Le phénomène du marquage des accès aux boutiques et celui des empiétements, architecturaux et fonctionnels, conduisent à une modification des façades des édifices qui entraîne à son tour une transformation du paysage urbain et des schémas de circulation. Sortir du cadre, dépasser la frontière bâtie du local, semble donc constituer une évolution possible de l’implantation des boutiques. Cela confirme que le commerce de détail est l’activité par excellence à l’interface entre le public et le privé.

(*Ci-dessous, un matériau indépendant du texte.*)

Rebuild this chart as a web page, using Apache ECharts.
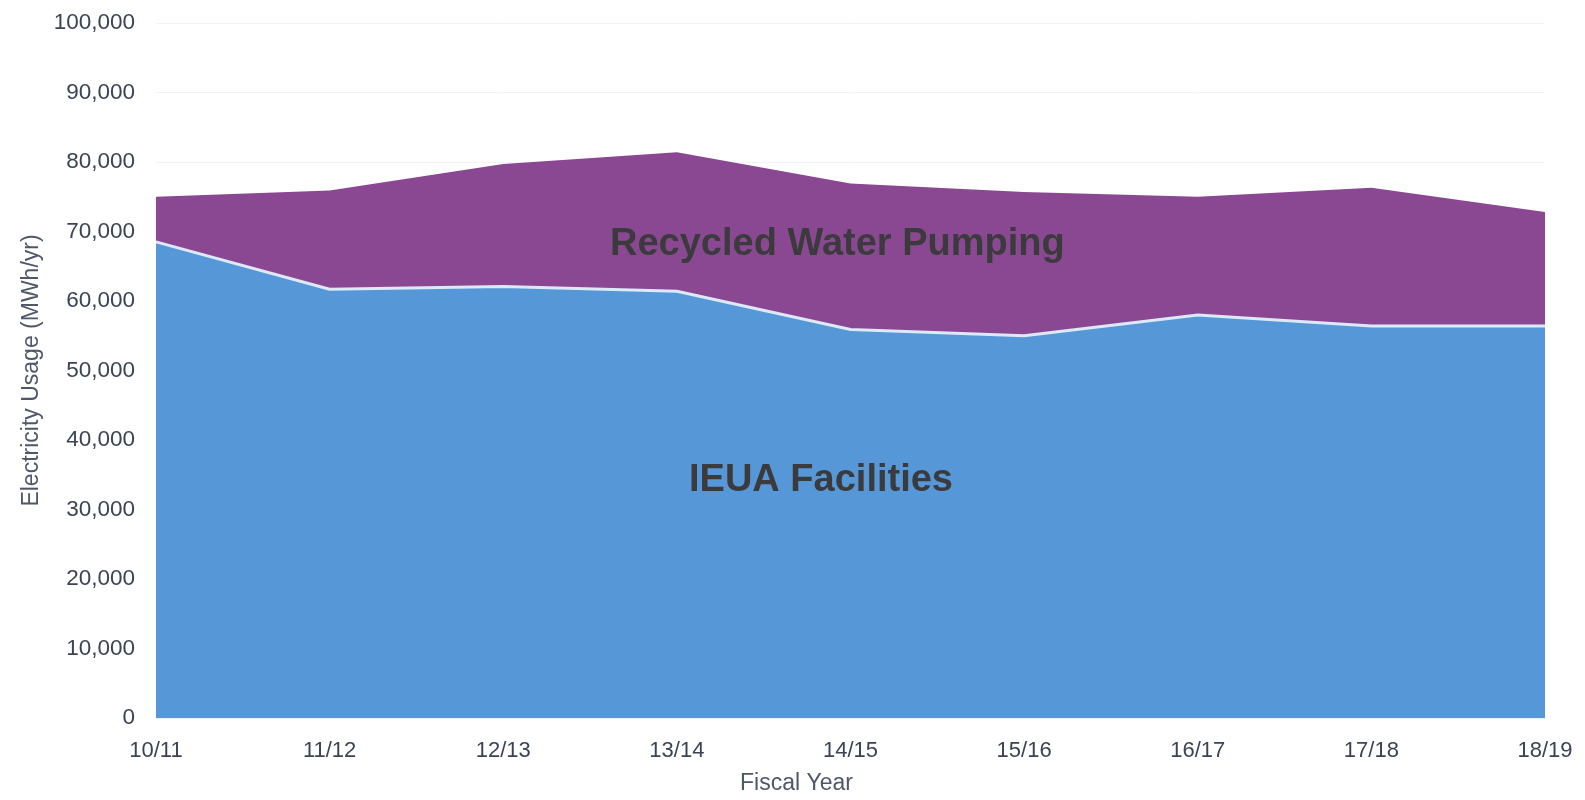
<!DOCTYPE html>
<html>
<head>
<meta charset="utf-8">
<style>
  html, body { margin: 0; padding: 0; background: #ffffff; }
  #chart { width: 1585px; height: 800px; }
</style>
<script src="https://cdn.jsdelivr.net/npm/echarts@6/dist/echarts.min.js"></script>
</head>
<body>
<div id="chart"></div>
<script>
const categories = ['10/11', '11/12', '12/13', '13/14', '14/15', '15/16', '16/17', '17/18', '18/19'];
const ieuaFacilities = [68500, 61700, 62100, 61400, 55900, 55000, 58000, 56400, 56400];
const recycledWaterPumping = [6500, 14200, 17600, 20000, 21000, 20700, 17000, 19900, 16400];
const yTicks = [0, 10000, 20000, 30000, 40000, 50000, 60000, 70000, 80000, 90000, 100000];

const FONT = '"Liberation Sans", Arial, sans-serif';
const chart = echarts.init(document.getElementById('chart'), null, { renderer: 'canvas' });

chart.setOption({
  backgroundColor: '#ffffff',
  animation: false,
  grid: { left: 156, right: 40, top: 23, bottom: 75, containLabel: false },
  xAxis: {
    type: 'category',
    data: categories,
    boundaryGap: false,
    axisTick: { show: false },
    axisLine: { show: true, lineStyle: { color: '#eef3f9', width: 2 } },
    axisLabel: { fontFamily: FONT, fontSize: 22, color: '#3a4456', margin: 22 },
    name: 'Fiscal Year',
    nameLocation: 'middle',
    nameGap: 54,
    nameTextStyle: { fontFamily: FONT, fontSize: 23, color: '#4f5869', padding: [0, 108, 0, 0] },
    splitLine: { show: false }
  },
  yAxis: {
    type: 'value',
    min: yTicks[0],
    max: yTicks[yTicks.length - 1],
    interval: yTicks[1] - yTicks[0],
    axisLine: { show: false },
    axisTick: { show: false },
    axisLabel: {
      fontFamily: FONT, fontSize: 22.5, color: '#3a4456', margin: 21,
      formatter: v => v.toLocaleString('en-US')
    },
    splitLine: { show: true, lineStyle: { color: '#f3f3f3', width: 1 } },
    name: 'Electricity Usage (MWh/yr)',
    nameLocation: 'middle',
    nameGap: 112,
    nameTextStyle: { fontFamily: FONT, fontSize: 23, color: '#4f5869' }
  },
  series: [
    {
      name: 'IEUA Facilities',
      type: 'line',
      stack: 'total',
      data: ieuaFacilities,
      symbol: 'none',
      z: 3,
      lineStyle: { color: '#dbe9f8', width: 3 },
      areaStyle: { color: '#5697d7', opacity: 1 }
    },
    {
      name: 'Recycled Water Pumping',
      type: 'line',
      stack: 'total',
      data: recycledWaterPumping,
      symbol: 'none',
      z: 2,
      lineStyle: { width: 0, color: '#8b4892' },
      areaStyle: { color: '#8b4892', opacity: 1 }
    }
  ],
  graphic: [
    {
      type: 'text',
      left: 610, top: 226,
      z: 10,
      style: {
        text: 'Recycled Water Pumping',
        font: 'bold 38px "Liberation Sans", Arial, sans-serif',
        fill: '#3b3b3d',
        shadowColor: 'rgba(0,0,0,0.45)', shadowBlur: 2, shadowOffsetX: 1, shadowOffsetY: 1
      }
    },
    {
      type: 'text',
      left: 689, top: 462,
      z: 10,
      style: {
        text: 'IEUA Facilities',
        font: 'bold 38px "Liberation Sans", Arial, sans-serif',
        fill: '#3b3b3d',
        shadowColor: 'rgba(0,0,0,0.25)', shadowBlur: 2, shadowOffsetX: 1, shadowOffsetY: 1
      }
    }
  ]
});
</script>
</body>
</html>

Tout comme dans les villes vésuviennes, à Rome ou encore à Ostie, où les locaux commerciaux et leurs schémas d’insertion dans la trame urbaine ont été amplement étudiés, il est donc possible de considérer la boutique en Gaule romaine comme un élément structurant de l’urbanisme. L’élargissement du corpus d’étude et la synthèse des données dans le cadre d’un travail doctoral en cours permettront de compléter ces réflexions et d’observer la contamination par la fonction commerciale d’autres entités urbaines, comme les espaces domestiques par exemple, avec lesquels les boutiques entretiennent également des relations privilégiées.